大団円に水を差すようで申し訳ないが、ご都合主義を感じずにはいられない。この2か月以上、彼らは一緒にいなかったし、それどころか学校での場面が極端に少ない。それに その前には醜聞が良の身に降りかかっていた。その汚名を返上する機会がないまま、こんな結果になるとは考えられない。『7巻』の体育祭のように2人が執事クラスとLクラスの代表として創立祭を盛り上げたならいざしらず、3年生に突入してからの実績のないまま選ばれるのは不自然にしか思えない。指輪事件で良にはアンチが少なからずいるのも露呈したし。脚本の人が別にいるなら、良の頑張りに対して周囲の彼女に対する視線が柔らかくなるとか事前の準備も出来ただろうに…。

MVPの資格はないが、薫子(かおるこ)の必死の説得もあり2人はダンスを踊れることになった。

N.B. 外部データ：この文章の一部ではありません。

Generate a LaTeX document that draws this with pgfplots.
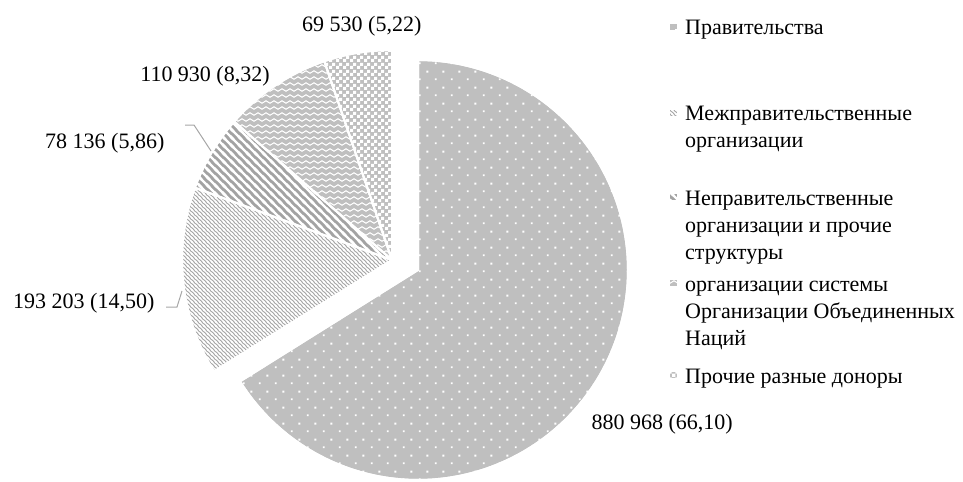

その前に、再び専属契約を交わす2人。2度目の宣誓の言葉は、1度目よりも何百倍も感動的だ。そして それぞれペアになり踊る参加者一同。その会場の中に、良は伯王の父と自分のお菓子の師匠・翠が踊っている姿を見て疑問を感じる。そして伯王の口から真実を知るのであった。ここは嫁候補である良の頑張りに対して、翠から直接 許可が欲しかったところ。

ラストは卒業式。同級生たち、それどころか伯王の進路は詳しくは語られない。痒い所に手が届かないのが、なんとも もどかしい。そのための番外編なのだろうが、21巻もやってて、尺が足りないという状況が腹立たしい。

式の後、伯王は良の左手の薬指に指輪をはめる。他作品なら唐突に映る行動だが、2人は こういう将来を見据えて動いていたから驚くことではない。ただし恕矢の時と同じように、何巻もかけて親を説得していったのに、伯王の父が完全に認めた訳ではない状況で、勝手に若い2人が既成事実を作っているようなに見える。創立記念祭から半年ぐらいしか経ってないんだし。どうなったら良が神澤家に益する存在になれるのか、がよく分からないまま大団円にして文句を封じている。打ち切り作品じゃないんだから…、と感動には至らない。

最後は数年後に両家が揃って2人の結婚式に集まる一枚の写真が飾られる場面で終わる。